The main teaching unions are consulting with members on whether they should accept the plans. “The proposed system has got a number of positive features compared with what’s happening in schools,” said Steven Crane, ATL national officer for pay and conditions. “The normal expectation is that people will progress [up the pay scale] unless there are concerns and the pay decision shouldn’t come as a surprise. That is a positive.”

Andrew Morris, head of pay and pensions at the NUT, welcomed the higher salaries on offer but said he had concerns about the formal link between pay and appraisals. “The retention of fixed pay points will be tremendously helpful,” he added. “The SFCA has said to us the package isn’t intended to reduce the rate of pay progression in sixth-form colleges. We’ll be seeking our members’ views on whether they believe that’s how it would work in practice.”

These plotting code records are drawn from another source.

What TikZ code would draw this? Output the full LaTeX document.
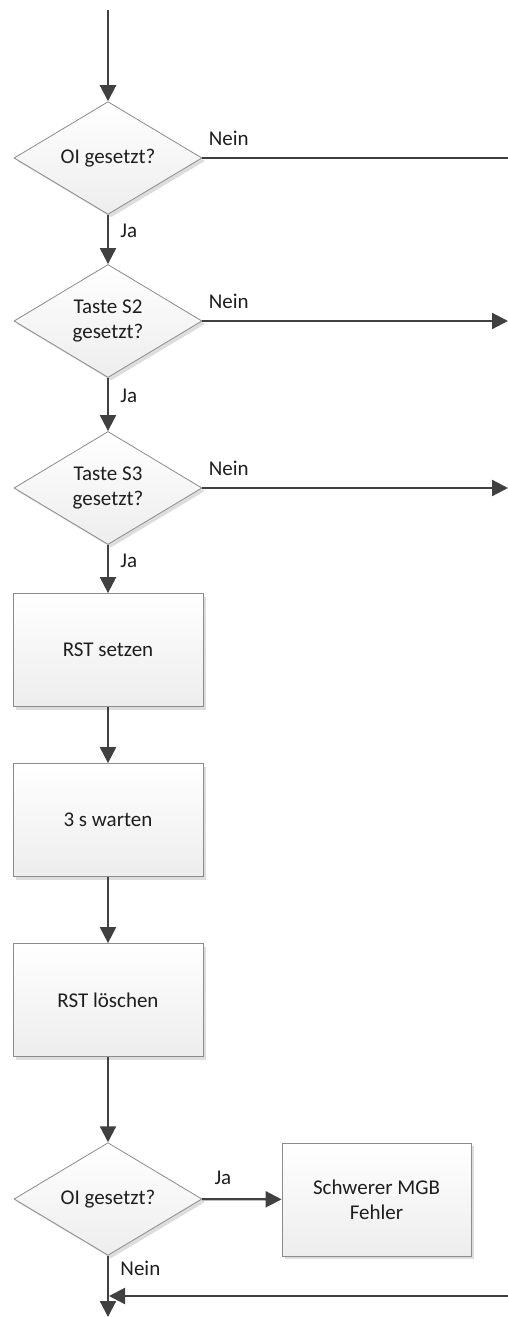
\documentclass[tikz,border=0pt]{standalone}
\usepackage{fontspec}
\setmainfont{Carlito}
\usepackage{tikz}
\usetikzlibrary{arrows.meta,shapes.geometric,shadows}
\definecolor{linegray}{HTML}{404040}
\definecolor{framegray}{HTML}{8C8C8C}
\definecolor{textgray}{HTML}{1E1E1E}
\tikzset{>={Triangle[length=16pt, width=16pt]},
    every node/.style={font=\fontsize{21}{25}\selectfont, text=textgray},
    flow/.style={draw=linegray, line width=2.2pt, ->},
    line/.style={draw=linegray, line width=2.2pt},
    decision/.style={diamond, draw=framegray, line width=0.8pt, top color=white, bottom color=gray!14,
        minimum width=188pt, minimum height=111pt, inner sep=0pt, align=center,
        drop shadow={shadow xshift=3pt, shadow yshift=-3pt, fill=gray!45, opacity=0.6}},
    process/.style={rectangle, draw=framegray, line width=0.8pt, top color=white, bottom color=gray!14,
        minimum width=190pt, minimum height=113pt, inner sep=0pt, align=center,
        drop shadow={shadow xshift=3pt, shadow yshift=-3pt, fill=gray!45, opacity=0.6}}}

\begin{document}
\begin{tikzpicture}[x=1pt, y=1pt]
    \useasboundingbox (0, 0) rectangle (508, -1317);
    \node[decision] at (108, -158) (oi1) {OI gesetzt?};
    \node[decision] at (108, -321) (s2) {Taste S2\\gesetzt?};
    \node[decision] at (108, -488) (s3) {Taste S3\\gesetzt?};
    \node[process] at (108, -650) (rstset) {RST setzen};
    \node[process] at (108, -820) (wait) {3 s warten};
    \node[process] at (108, -1000) (rstclr) {RST löschen};
    \node[decision] at (108, -1199) (oi2) {OI gesetzt?};
    \node[process, minimum width=189pt] at (376.5, -1199.5) (mgb) {Schwerer MGB\\Fehler};
    \coordinate (start) at (108, -10);
    \coordinate (out1) at (508, -158);
    \coordinate (out2) at (508, -321);
    \coordinate (out3) at (508, -488);
    \coordinate (back) at (508, -1296);
    \coordinate (join) at (109, -1296);
    \coordinate (stop) at (108, -1317);
    \draw[flow] (start) -- (oi1);
    \draw[line] (oi1.east) -- (out1) node[pos=0, anchor=south west, xshift=2pt, yshift=8pt] {Nein};
    \draw[flow] (oi1) -- (s2) node[pos=0.33, right=8pt] {Ja};
    \draw[flow] (s2.east) -- (out2) node[pos=0, anchor=south west, xshift=2pt, yshift=8pt] {Nein};
    \draw[flow] (s2) -- (s3) node[pos=0.33, right=8pt] {Ja};
    \draw[flow] (s3.east) -- (out3) node[pos=0, anchor=south west, xshift=2pt, yshift=8pt] {Nein};
    \draw[flow] (s3) -- (rstset) node[pos=0.33, right=8pt] {Ja};
    \draw[flow] (rstset) -- (wait);
    \draw[flow] (wait) -- (rstclr);
    \draw[flow] (rstclr) -- (oi2);
    \draw[flow] (oi2) -- (mgb) node[pos=0.1, anchor=south west, yshift=10pt] {Ja};
    \draw[flow] (oi2) -- (stop) node[pos=0.2, right=8pt] {Nein};
    \draw[flow] (back) -- (join);
  \end{tikzpicture}
\end{document}
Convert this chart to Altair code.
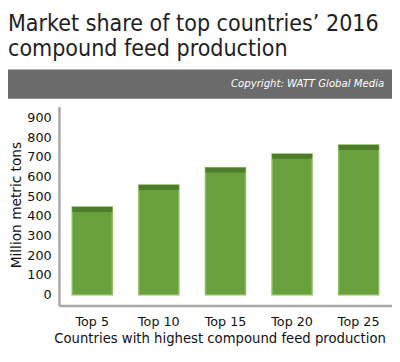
import altair as alt
import pandas as pd

categories = ["Top 5", "Top 10", "Top 15", "Top 20", "Top 25"]
values = [445, 557, 645, 715, 760]
y_ticks = [0, 100, 200, 300, 400, 500, 600, 700, 800, 900]

df = pd.DataFrame({"group": categories, "value": values})

TITLE_FONT = "DejaVu Sans Condensed"
FONT = "DejaVu Sans"

x_axis = alt.Axis(
    title="Countries with highest compound feed production",
    labelAngle=0,
    labelPadding=10,
    titleX=164,
    titleY=34,
    titleFontSize=13.5,
    titleBaseline="middle",
    titleAlign="center",
)
y_axis = alt.Axis(
    title="Million metric tons",
    values=y_ticks,
    labelOverlap=False,
    labelPadding=8,
    titleX=-43,
    titleY=100,
    titleAngle=-90,
    titleBaseline="middle",
    titleAlign="center",
)
x_scale = alt.Scale(paddingInner=0.4, paddingOuter=0.2)
y_scale = alt.Scale(domain=[-55, 955], nice=False, zero=False)

base = alt.Chart(df)

bars = base.mark_bar(color="#68a03e", stroke="#8bbd5f", strokeWidth=1.5).encode(
    x=alt.X("group:N", sort=categories, scale=x_scale, axis=x_axis),
    y=alt.Y("value:Q", scale=y_scale, axis=y_axis),
    y2=alt.datum(0),
)

caps = base.transform_calculate(cap_lo="datum.value - 25").mark_bar(
    color="#4e7d2a"
).encode(
    x=alt.X("group:N", sort=categories, scale=x_scale, axis=x_axis),
    y=alt.Y("value:Q", scale=y_scale, axis=y_axis),
    y2="cap_lo:Q",
)

band = alt.Chart(pd.DataFrame({"k": [0]})).mark_rect(color="#6b6b6b").encode(
    x=alt.value(-52), x2=alt.value(340), y=alt.value(-38), y2=alt.value(-8)
)
copyright_text = alt.Chart(pd.DataFrame({"t": ["Copyright: WATT Global Media"]})).mark_text(
    align="right", baseline="middle", color="white", fontStyle="italic",
    fontSize=11.5, font=TITLE_FONT,
).encode(text="t:N", x=alt.value(332), y=alt.value(-23))

chart = alt.layer(bars, caps, band, copyright_text).properties(
    width=340,
    height=203,
    autosize=alt.AutoSizeParams(type="none"),
    padding={"left": 52, "top": 97, "right": 0, "bottom": 54},
    title=alt.TitleParams(
        text=["Market share of top countries’ 2016", "compound feed production"],
        anchor="start",
        frame="group",
        fontSize=23.5,
        lineHeight=26,
        font=TITLE_FONT,
        fontWeight="normal",
        color="#1e1e1e",
        dx=-52,
        dy=-5,
    ),
).configure_view(stroke=None).configure_axis(
    domainColor="#a8a8a8",
    domainWidth=2.5,
    ticks=False,
    grid=False,
    labelFont=FONT,
    labelFontSize=13,
    labelColor="#111111",
    titleFont=FONT,
    titleFontSize=14,
    titleFontWeight="normal",
    titleColor="#111111",
)

chart.save("out.html", embed_options={"renderer": "svg", "actions": False})
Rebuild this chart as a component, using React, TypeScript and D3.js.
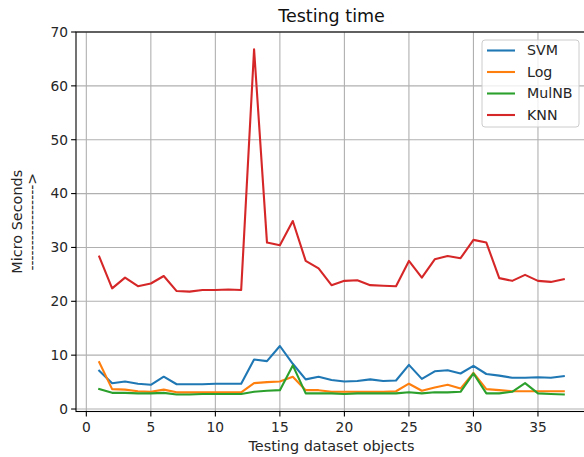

SFCA chief executive David Igoe said the proposals, drawn up over the past two years, were a “positive affirmation of the brilliant work that teachers in sixth-form colleges do”.

“The unions are fearful that it might be used to hold back pay, but it certainly isn’t the intention of the scheme,” he said. “It tidies up a framework which was full of strange anomalies and uneven jumps from one stage to another. This now produces a very even and fair progression through the nine pay points.”

The changes would be “cost neutral” overall, other than a small transitional outlay, and newly qualified teachers would receive higher starting salaries in order to attract more young recruits to the sector, Mr Igoe added. “With 80 per cent of sixth-form colleges already good or outstanding in Ofsted terms, one would expect to find at least that number of teachers performing at a really good and acceptable level,” he said, although poorly performing teachers could still be denied a pay rise.

The final decision on the scheme will be made at the SFCA’s annual general meeting next month.

`Difficult elements’

Simon Holland, a geography teacher at Bilborough Sixth Form College in Nottingham, has mixed feelings about the proposed pay deal.

“There are elements that people might find difficult, such as that pay should be linked to appraisals,” he says. “But I like the principle that teachers are assumed to be performing well.

“There are problems [in the current system] that need to be sorted out: if you get promoted from the top of the teaching scale to the bottom of the management scale, you would get a pay cut.

“The proposals are more positive than I was expecting. They show that having national pay negotiations, unlike in schools, works very effectively.”